Kishor Trivedi, co-author: “Reliability and Availability Engineering: Modeling, Analysis, and Applications” (Cambridge University Press)
Do you need to know what technique to use to evaluate the reliability of an engineered system? Trivedi, the Hudson Professor of Electrical and Computer Engineering, draws on examples, case studies and problems to help readers put knowledge into practice. This self-study guide is designed for students, researchers and practitioners in engineering and computer science.
Tuan Vo-Dinh, chapter contributor: “Light Beyond 2015/Luz más allá de 2015” (UNAM)
Biomedical engineering professor Tuan Vo-Dinh has penned the opening chapter of this new book, intended as a reference and chronicle of the U.N. International Year of Light.
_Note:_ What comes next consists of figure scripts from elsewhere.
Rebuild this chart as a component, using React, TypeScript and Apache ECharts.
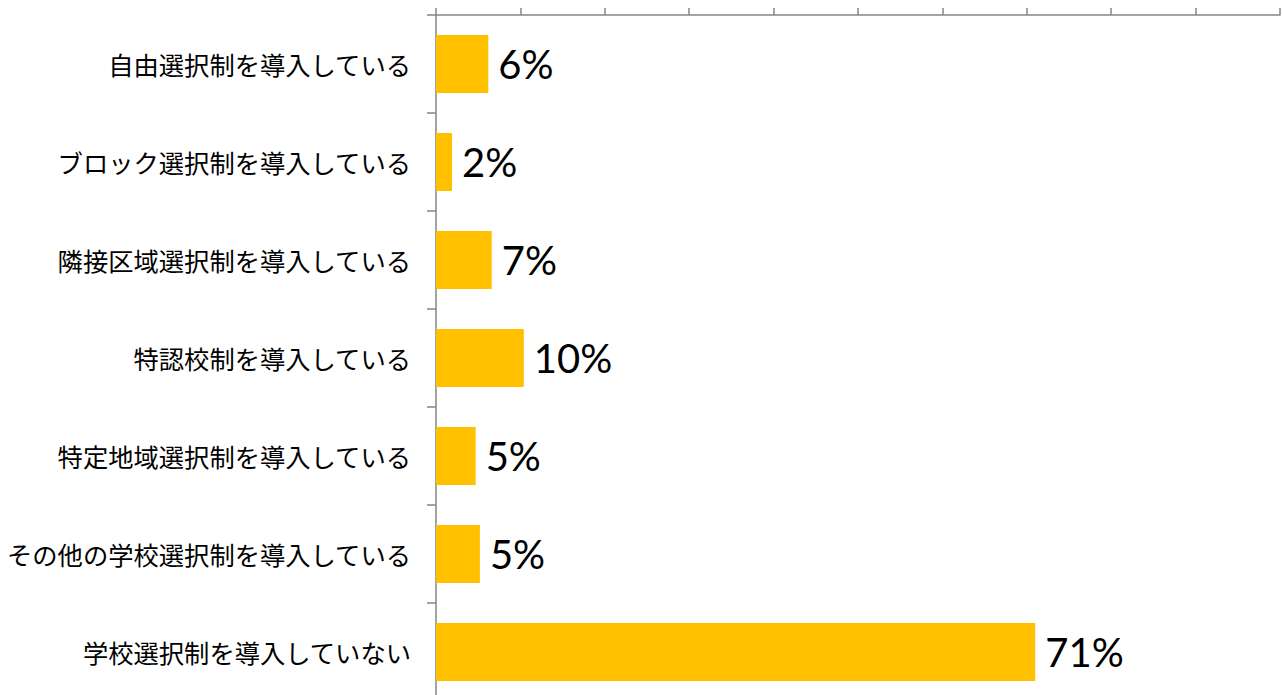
import React, { useEffect, useRef } from "react";
import * as echarts from "echarts";

const categories = [
  "自由選択制を導入している",
  "ブロック選択制を導入している",
  "隣接区域選択制を導入している",
  "特認校制を導入している",
  "特定地域選択制を導入している",
  "その他の学校選択制を導入している",
  "学校選択制を導入していない",
];
const values = [6.2, 1.9, 6.6, 10.4, 4.7, 5.2, 71.0];
const axisMax = 100;
const axisInterval = 10;

export default function App() {
  const ref = useRef<HTMLDivElement>(null);
  useEffect(() => {
    if (!ref.current) return;
    const chart = echarts.init(ref.current, null, { renderer: "svg" });
    chart.setOption({
      animation: false,
      grid: { left: 436, right: 2, top: 15, bottom: 0, containLabel: false },
      xAxis: {
        type: "value",
        position: "top",
        min: 0,
        max: axisMax,
        interval: axisInterval,
        axisLine: { show: true, lineStyle: { color: "#868686", width: 1.5 } },
        axisTick: { show: true, length: 7, lineStyle: { color: "#868686", width: 1.5 } },
        axisLabel: { show: false },
        splitLine: { show: false },
      },
      yAxis: {
        type: "category",
        inverse: true,
        data: categories,
        axisLine: { show: true, lineStyle: { color: "#868686", width: 1.5 } },
        axisTick: { show: true, length: 9, lineStyle: { color: "#868686", width: 1.5 } },
        axisLabel: {
          margin: 25,
          color: "#000",
          fontSize: 25.3,
          fontFamily: "Noto Sans CJK JP",
        },
      },
      series: [
        {
          type: "bar",
          data: values,
          barWidth: 58,
          itemStyle: { color: "#FFC000" },
          label: {
            show: true,
            position: "right",
            distance: 10,
            color: "#000",
            fontSize: 40,
            fontFamily: "Lato",
            formatter: (p: any) => Math.round(p.value) + "%",
          },
        },
      ],
    });
    return () => chart.dispose();
  }, []);
  return (
    <div
      ref={ref}
      style={{ position: "fixed", left: 0, top: 0, width: 1282, height: 701, background: "#fff" }}
    />
  );
}
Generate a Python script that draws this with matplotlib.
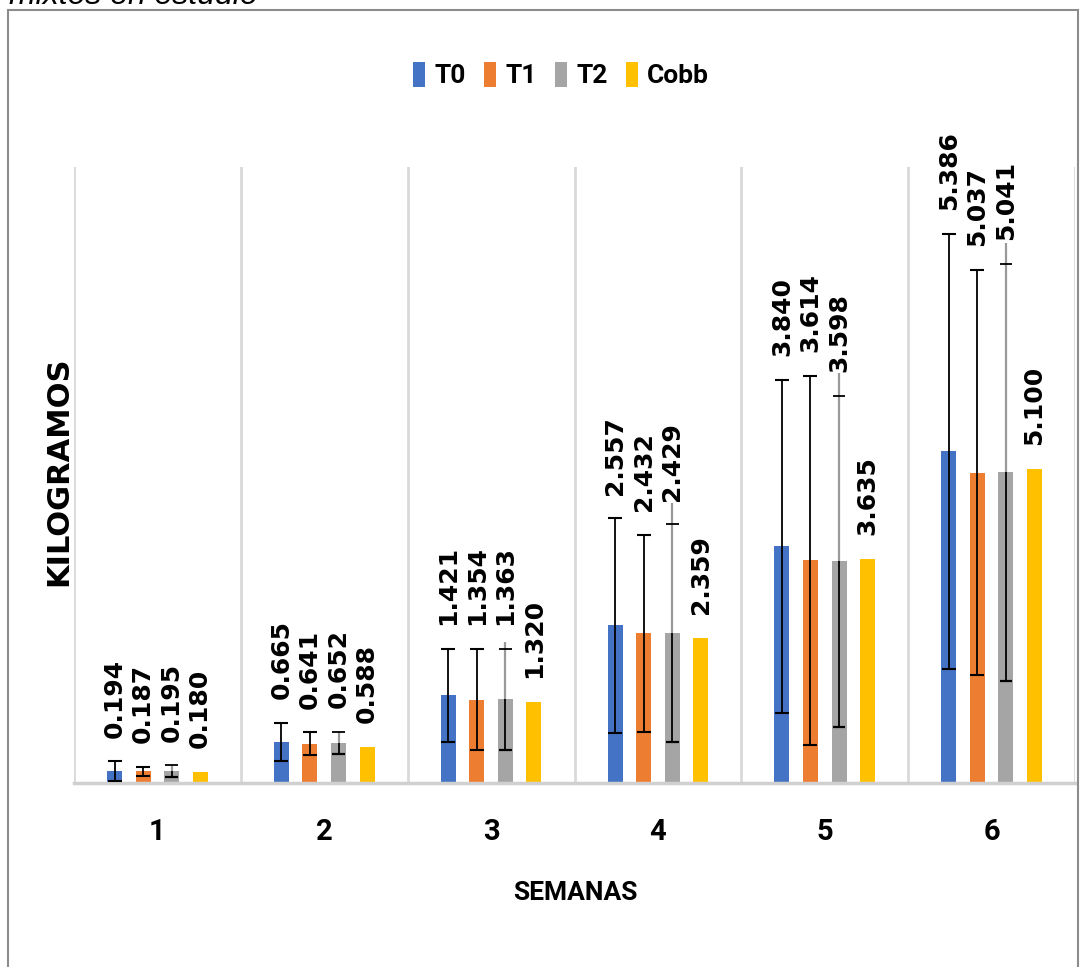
import matplotlib.pyplot as plt
from matplotlib.patches import Rectangle
import numpy as np

# datos
semanas = ["1", "2", "3", "4", "5", "6"]
series = ["T0", "T1", "T2", "Cobb"]
t0 = [0.194, 0.665, 1.421, 2.557, 3.840, 5.386]
t1 = [0.187, 0.641, 1.354, 2.432, 3.614, 5.037]
t2 = [0.195, 0.652, 1.363, 2.429, 3.598, 5.041]
cobb = [0.180, 0.588, 1.320, 2.359, 3.635, 5.100]
err_t0 = [0.16, 0.31, 0.76, 1.74, 2.71, 3.53]
err_t1 = [0.08, 0.18, 0.82, 1.60, 3.00, 3.29]
err_t2 = [0.09, 0.18, 0.82, 1.77, 2.69, 3.39]
ext_t2 = [0.0, 0.0, 0.11, 0.35, 0.36, 0.34]   # trazo gris extra sobre T2

colores = ["#4472C4", "#ED7D31", "#A5A5A5", "#FFC000"]
valores = [t0, t1, t2, cobb]
errores = [err_t0, err_t1, err_t2, None]

narrow = ['Roboto', 'DejaVu Sans']

fig = plt.figure(figsize=(10.92, 9.67), dpi=100)
ax = fig.add_axes([74 / 1092, 1 - 783 / 967, 1001 / 1092, 616 / 967])

x = np.arange(1, len(semanas) + 1)
paso = 0.171
ancho = 0.09

for i, (nombre, vals, col, err) in enumerate(zip(series, valores, colores, errores)):
    pos = x + (i - 1.5) * paso
    vals = np.array(vals)
    ax.bar(pos, vals, ancho, color=col, label=nombre, zorder=2)
    if err is None:
        tops = vals
    elif nombre == "T2":
        err = np.array(err)
        ext = np.array(ext_t2)
        ax.vlines(pos, vals - err, vals, color="black", lw=1.3, zorder=3)
        ax.vlines(pos, vals, vals + err + ext, color="#9a9a9a", lw=1.6, zorder=3)
        ax.hlines(vals - err, pos - 0.038, pos + 0.038, color="black", lw=1.6, zorder=3)
        ax.hlines(vals + err, pos - 0.038, pos + 0.038, color="black", lw=1.3, zorder=3)
        tops = vals + err
    else:
        err = np.array(err)
        ax.errorbar(pos, vals, yerr=err, fmt="none", ecolor="black",
                    elinewidth=1.3, capsize=4.7, capthick=1.5, zorder=3)
        tops = vals + err
    for px, v, t in zip(pos, vals, tops):
        ax.annotate(f"{v:.3f}", (px, t), xytext=(0, 17), textcoords="offset points",
                    rotation=90, ha="center", va="bottom", fontsize=18,
                    fontweight="bold", family="DejaVu Sans", annotation_clip=False)

ax.set_xlim(0.5, 6.5)
ax.set_ylim(0, 10)
ax.set_xticks(x)
ax.set_xticklabels(semanas, fontsize=21, fontweight="bold", family=narrow)
ax.set_xticks(np.arange(0.5, 7, 1), minor=True)
ax.tick_params(axis="x", which="both", length=0, pad=25)
ax.set_yticks([])
ax.grid(axis="x", which="minor", color="#d9d9d9", lw=2, zorder=0)
for s in ["top", "left", "right"]:
    ax.spines[s].set_visible(False)
ax.spines["bottom"].set_color("#d0d0d0")
ax.spines["bottom"].set_linewidth(2.5)

fig.text(59 / 1092, 1 - 471 / 967, "KILOGRAMOS", rotation=90, ha="center", va="center",
         fontsize=22, fontweight="bold", family="DejaVu Sans")
fig.text(575 / 1092, 1 - 893 / 967, "SEMANAS", ha="center", va="center",
         fontsize=19, fontweight="bold", family=narrow)

fig.legend(loc="center", bbox_to_anchor=(561 / 1092, 1 - 75 / 967), ncol=4, frameon=False,
           handlelength=0.45, handleheight=1.1, handletextpad=0.35, columnspacing=0.7,
           prop={"family": narrow, "weight": "bold", "size": 19})

# marco exterior y titulo cortado
fig.patches.append(Rectangle((8 / 1092, -0.05), 1070 / 1092, 1.05 - 10 / 967,
                             transform=fig.transFigure, fill=False, ec="#8c8c8c", lw=1.5))
fig.text(9 / 1092, 1 - 4 / 967, "mixtos en estudio", ha="left", va="baseline",
         fontsize=23, style="italic", family="Liberation Sans")

plt.savefig("out.png", dpi=100)
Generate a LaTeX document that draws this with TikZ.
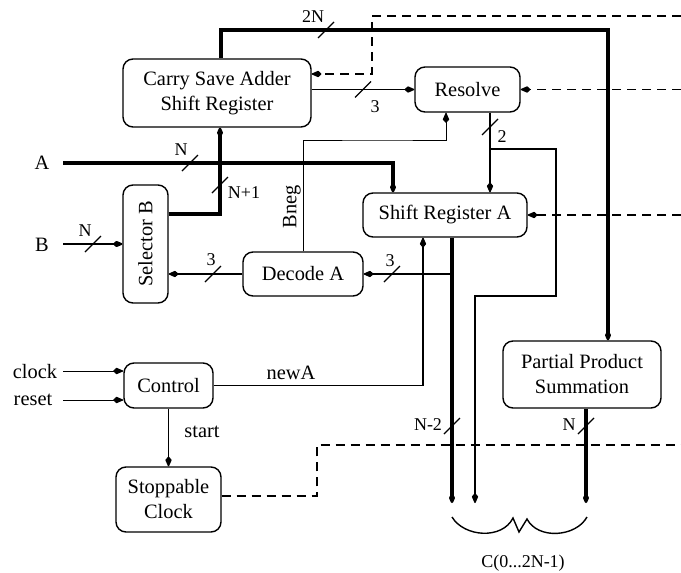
\documentclass[tikz,border=0pt]{standalone}
\usepackage{fontspec}
\setmainfont{Liberation Serif}
\usetikzlibrary{arrows.meta}
\begin{document}
\begin{tikzpicture}[x=1pt,y=-1pt,
  blk/.style={draw, line width=1.4pt, rounded corners=10pt, align=center,
              font=\fontsize{20.4}{25}\selectfont, inner sep=0pt},
  sig/.style={line width=1.4pt},
  thinsig/.style={line width=0.9pt},
  bus/.style={line width=3.2pt},
  dsh/.style={line width=1.3pt, dash pattern=on 9pt off 6pt},
  tk/.style={line width=1.3pt},
  lbl/.style={font=\fontsize{20.4}{24}\selectfont, inner sep=0pt},
  sml/.style={font=\fontsize{18}{21}\selectfont, inner sep=0pt},
  >={Kite[length=11pt,width=6.5pt,inset=3.5pt,round]},
]
\useasboundingbox (0,0) rectangle (681,573);
\fill[white] (0,0) rectangle (681,573);

% ---- blocks ----
\node[blk, minimum width=188pt, minimum height=68pt] (csa) at (217,93)
  {Carry Save Adder\\Shift Register};
\node[blk, minimum width=105pt, minimum height=45pt] (res) at (467.5,89.5) {Resolve};
\node[blk, minimum width=45pt, minimum height=118pt] (selB) at (145.5,244) {};
\node[lbl, rotate=90] (selBtxt) at (selB) {Selector B};
\node[blk, minimum width=164pt, minimum height=44pt] (sra) at (445,215) {Shift Register A};
\node[blk, minimum width=120pt, minimum height=44pt] (dec) at (303,274) {Decode A};
\node[blk, minimum width=158pt, minimum height=67pt] (pps) at (582,374.5)
  {Partial Product\\Summation};
\node[blk, minimum width=89pt, minimum height=45pt] (ctl) at (168.5,385.5) {Control};
\node[blk, minimum width=105pt, minimum height=65pt] (stc) at (168.5,499.5)
  {Stoppable\\Clock};

% ---- inputs and outputs ----
\node[lbl] (lA) at (42,163) {A};
\node[lbl] (lB) at (42,245) {B};
\node[lbl] (lclk) at (35,372) {clock};
\node[lbl] (lrst) at (33,400) {reset};
\coordinate (aIn) at (63,163);
\coordinate (bIn) at (63,244);
\coordinate (clkIn) at (63,371);
\coordinate (rstIn) at (63,400);
\coordinate (o1) at (452,503);
\coordinate (o2) at (475,503);
\coordinate (o3) at (586,503);
\coordinate (eTop) at (681,16);
\coordinate (eRes) at (681,89.5);
\coordinate (eSra) at (681,215);
\coordinate (eClk) at (681,445);
\coordinate (br) at (490,149);
\coordinate (tap) at (452,274);

% ---- 2N bus from the adder to the summation ----
\draw[bus,->] ([xshift=4pt]csa.north) |- (400,30) -| ([xshift=26pt]pps.north);
\draw[tk] (326,30) ++(-8,8) -- ++(16,-16);
\node[sml] (l2N) at (313,17) {2N};

% ---- dashed clock lines ----
\draw[dsh,->] (eTop) -- (372,16) -- (372,74) -- (csa.east |- 0,74);
\draw[dsh,->] (eRes) -- (res.east);
\draw[dsh,->] (eSra) -- (sra.east);
\draw[dsh] (stc.east |- 0,496) -- (317,496) -- (317,445) -- (eClk);

% ---- adder to resolve ----
\draw[sig,->] (csa.east |- res.west) -- (res.west);
\draw[tk] (363,89.5) ++(-8,8) -- ++(16,-16);
\node[sml] (l3a) at (375,107) {3};

% ---- resolve to shift register A ----
\draw[sig,->] ([xshift=22.5pt]res.south) -- ([xshift=45pt]sra.north);
\draw[tk] (490,127) ++(-8,8) -- ++(16,-16);
\node[sml] (l2) at (502,137) {2};
\draw[sig,->] (br) -- (556,149) -- (556,296) -- (475,296) -- (o2);

% ---- Bneg ----
\draw[thinsig,->] (dec.north) |- (380,140) -| ([xshift=-21.5pt]res.south);
\node[lbl, rotate=90] (lBneg) at (292,207) {Bneg};

% ---- A input ----
\draw[bus,->] (aIn) -| ([xshift=-52pt]sra.north);
\draw[tk] (190,163) ++(-8,8) -- ++(16,-16);
\node[sml] (lNa) at (181,150) {N};

% ---- selector B to adder ----
\draw[bus,->] ([yshift=30pt]selB.east) -| ([xshift=3pt]csa.south);
\draw[tk] (220,185) ++(-8,8) -- ++(16,-16);
\node[sml] (lN1) at (244,193) {N+1};

% ---- B input ----
\draw[line width=2pt,->] (bIn) -- (selB.west |- bIn);
\draw[tk] (93,244) ++(-8,8) -- ++(16,-16);
\node[sml] (lNb) at (85,231) {N};

% ---- shift register A outputs ----
\draw[bus,->] ([xshift=7pt]sra.south) -- (o1);
\draw[sig,->] (tap) -- (dec.east);
\draw[tk] (392,274) ++(-8,8) -- ++(16,-16);
\node[sml] (l3b) at (390,261) {3};
\draw[sig,->] (dec.west) -- (selB.east |- dec.west);
\draw[tk] (213,274) ++(-8,8) -- ++(16,-16);
\node[sml] (l3c) at (211,260) {3};
\draw[tk] (452,426) ++(-8,8) -- ++(16,-16);
\node[sml] (lN2) at (428,425) {N-2};

% ---- summation output ----
\draw[bus,->] ([xshift=4pt]pps.south) -- (o3);
\draw[tk] (586,426) ++(-8,8) -- ++(16,-16);
\node[sml] (lNc) at (569,425) {N};

% ---- control ----
\draw[thinsig,->] (clkIn) -- (ctl.west |- clkIn);
\draw[thinsig,->] (rstIn) -- (ctl.west |- rstIn);
\draw[sig,->] (ctl.east) -| ([xshift=-22pt]sra.south);
\node[lbl] (lnewA) at (291,373) {newA};
\draw[sig,->] (ctl.south) -- (stc.north);
\node[lbl] (lstart) at (202,432) {start};

% ---- result brace ----
\draw[sig] (452,517) .. controls (464,537) and (502,540) .. (513,518)
  -- (519,532) -- (527,519) .. controls (538,540) and (576,537) .. (587,517);
\node[sml] (lC) at (523,563) {C(0...2N-1)};
\end{tikzpicture}
\end{document}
Tuan’s chapter, “Research in Optics and Photonics: Shaping Human Destiny,” provides an overview of the current status and future potential of research in optics and photonics, light-based technologies that Tuan says will make the 21st century “the century of the photon.”
Laceye Warner and Gaston Warner: “From Relief to Empowerment: How Your Church Can Cultivate Sustainable Mission” (Wesley’s Foundery Books)
Divinity Faculty member Laceye Warner and the Rev. Gaston Warner, chief executive officer of a non-profit Christian organization, examine how churches can engage in sustainable mission work. The couple supports the idea that mission flourishes when relationships are characterized by mutuality -- a difficult but important balance to sustain -- and mission work that moves beyond relief to empowerment. According to the book, this opens ways to address systemic forms of oppression and poverty.